In the first of a series of reports on corporate credit markets, S&P highlights a truly unsettling downside scenario that could derail the “fragile equilibrium” in credit markets.

The title of the report: The Credit Overhang: Is A $46 Trillion Perfect Storm Brewing?

S&P estimates up to $46 trillion in refinancing and new financing needs by companies over the next four years. The worry is whether or not the credit markets will be able to handle it.

From the report:

The global “wall” of nonfinancial corporate debt maturities coming due from 2012 to 2016 is not new to market observers.
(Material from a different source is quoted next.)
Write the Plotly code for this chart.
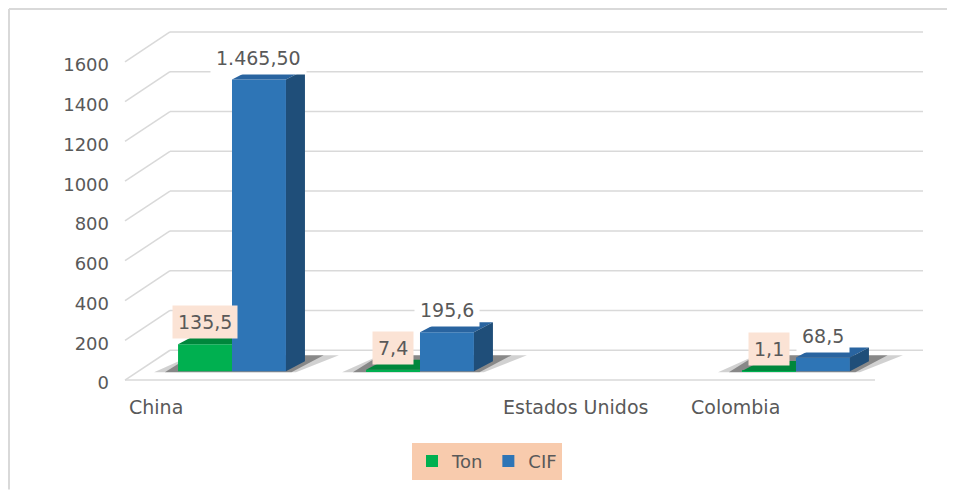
import plotly.graph_objects as go

# ---- data ----
categories = ["China", "", "Estados Unidos", "Colombia"]
ton = [135.5, 7.4, None, 1.1]
cif = [1465.5, 195.6, None, 68.5]
ton_labels = ["135,5", "7,4", "", "1,1"]
cif_labels = ["1.465,50", "195,6", "", "68,5"]
y_ticks = [0, 200, 400, 600, 800, 1000, 1200, 1400, 1600]

# ---- style ----
GREEN, GREEN_TOP = "#00B050", "#00873C"
BLUE, BLUE_TOP, BLUE_SIDE = "#2E75B6", "#2964A0", "#1F4E79"
TXT = "#595959"
FONT = "DejaVu Sans"

PAGE = 8                      # browser body margin
W, H = 955 - PAGE, 492 - PAGE
SX0, SX1, SY0, SY1 = 110, 930, 20, 400
L, R, T, B = SX0 - PAGE, W - (SX1 - PAGE), SY0 - PAGE, H - (SY1 - PAGE)
PW, PH = SX1 - SX0, SY1 - SY0
XR = [-0.649, 3.713]
YR = [-135, 1765]
upx = (YR[1] - YR[0]) / PH
xpx = (XR[1] - XR[0]) / PW

def px_x(p):
    return (p - SX0) / PW

def px_y(p):
    return (SY1 - p) / PH

gap = 0.426
bw = (1 - gap) / 2
dx = 19 * xpx
dy = 10 * upx

fig = go.Figure()
idx = list(range(len(categories)))
fig.add_trace(go.Bar(x=idx, y=ton, name="Ton", marker=dict(color=GREEN, line=dict(width=0)),
                     hoverinfo="skip"))
fig.add_trace(go.Bar(x=idx, y=cif, name="CIF", marker=dict(color=BLUE, line=dict(width=0)),
                     hoverinfo="skip"))

shapes = []
# floor shadows (below traces)
for i in idx:
    if cif[i] is None:
        continue
    gl, br = i - bw, i + bw
    for grow, alpha in ((1.0, 0.18), (0.55, 0.35)):
        pts = [(gl - 24 * grow * xpx, -1 * upx), (br + 10 * grow * xpx, -1 * upx),
               (br + dx + 34 * grow * xpx, dy + 6 * upx), (gl + 14 * xpx, dy + 6 * upx)]
        path = "M " + " L ".join(f"{a},{b}" for a, b in pts) + " Z"
        shapes.append(dict(type="path", xref="x", yref="y", path=path,
                           fillcolor=f"rgba(0,0,0,{alpha})", line=dict(width=0), layer="below"))

# 3D faces
for i in idx:
    if ton[i] is not None:
        v = ton[i]
        xl, xr = i - bw, i
        fig.add_trace(go.Scatter(x=[xl, xl + dx, xr, xr, xl], y=[v, v + dy, v + dy, v, v],
                                 fill="toself", fillcolor=GREEN_TOP, mode="lines",
                                 line=dict(width=0), showlegend=False, hoverinfo="skip"))
    if cif[i] is not None:
        v = cif[i]
        xl, xr = i, i + bw
        fig.add_trace(go.Scatter(x=[xl, xl + dx, xr + dx, xr, xl], y=[v, v + dy, v + dy, v, v],
                                 fill="toself", fillcolor=BLUE_TOP, mode="lines",
                                 line=dict(width=0), showlegend=False, hoverinfo="skip"))
        fig.add_trace(go.Scatter(x=[xr, xr + dx, xr + dx, xr, xr], y=[0, dy, v + dy, v, 0],
                                 fill="toself", fillcolor=BLUE_SIDE, mode="lines",
                                 line=dict(width=0), showlegend=False, hoverinfo="skip"))

# grid / floor
back_off = 21 * upx
front_off = -9 * upx
grid = dict(color="#D9D9D9", width=1.5)
for v in y_ticks:
    shapes.append(dict(type="line", xref="paper", yref="y", x0=px_x(170), x1=px_x(923),
                       y0=v + back_off, y1=v + back_off, line=grid, layer="below"))
    shapes.append(dict(type="line", xref="paper", yref="y", x0=px_x(125), x1=px_x(170),
                       y0=v + front_off, y1=v + back_off, line=grid, layer="below"))
shapes.append(dict(type="line", xref="paper", yref="y", x0=px_x(125), x1=px_x(875),
                   y0=front_off, y1=front_off, line=grid, layer="below"))
# outer frame (top and left edges)
frame = dict(color="#D9D9D9", width=2)
shapes.append(dict(type="line", xref="paper", yref="paper", x0=px_x(9), x1=px_x(955),
                   y0=px_y(9), y1=px_y(9), line=frame, layer="below"))
shapes.append(dict(type="line", xref="paper", yref="paper", x0=px_x(9), x1=px_x(9),
                   y0=px_y(9), y1=px_y(492), line=frame, layer="below"))

annotations = []
for i in idx:
    if ton[i] is not None:
        annotations.append(dict(x=i - bw / 2, y=ton[i], xref="x", yref="y", text=ton_labels[i],
                                showarrow=False, yshift=22, bgcolor="#FBE3D5",
                                font=dict(family=FONT, size=19, color=TXT), borderpad=5))
    if cif[i] is not None:
        annotations.append(dict(x=i + bw / 2, y=cif[i], xref="x", yref="y", text=cif_labels[i],
                                showarrow=False, yshift=22, bgcolor="#FFFFFF",
                                font=dict(family=FONT, size=19, color=TXT), borderpad=5))

label_px = {0: (127, "left"), 2: (575, "center"), 3: (735, "center")}
for i, (p, anc) in label_px.items():
    annotations.append(dict(x=px_x(p), y=px_y(409), xref="paper", yref="paper",
                            text=categories[i], showarrow=False, xanchor=anc, yanchor="middle",
                            font=dict(family=FONT, size=19, color=TXT)))

fig.update_layout(
    width=W, height=H,
    margin=dict(l=L, r=R, t=T, b=B),
    paper_bgcolor="white", plot_bgcolor="white",
    barmode="group", bargap=gap, bargroupgap=0,
    font=dict(family=FONT, size=18, color=TXT),
    xaxis=dict(range=XR, showgrid=False, zeroline=False, showticklabels=False, showline=False),
    yaxis=dict(range=YR, tickvals=y_ticks, showgrid=False, zeroline=False, showline=False,
               ticklabelshift=12, tickfont=dict(family=FONT, size=18, color=TXT)),
    legend=dict(orientation="h", x=px_x(487), xanchor="center", y=px_y(445), yanchor="top",
                bgcolor="#F8CBAD", font=dict(family=FONT, size=18, color=TXT),
                itemwidth=30, traceorder="normal"),
    shapes=shapes,
    annotations=annotations,
    showlegend=True,
)

fig.write_html("out.html")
Less discussed is the incremental financing that corporate debt issuers will need over this period to fund capital expenditure and working capital growth. Standard & Poor’s Ratings Services estimates the total amount of refinancing and new money requirements over the next five years at between $43 trillion and $46 trillion. This demand for funds will potentially compound the credit rationing that may occur as banks seek to restructure their balance sheets, and bond and equity investors reassess their risk-return thresholds. These factors, amid the current eurozone crisis, a soft U.S. economic recovery following the Great Recession, and the prospect of slowing Chinese growth, raise the downside risk of a perfect storm for credit markets, in our view.

It’s important to note that this is a downside scenario. S&P’s baseline scenario is that the credit markets will indeed be able to handle the new financing needs. But after the fiscal and monetary efforts of the last several years, governments have little left in the tank to combat a new crisis.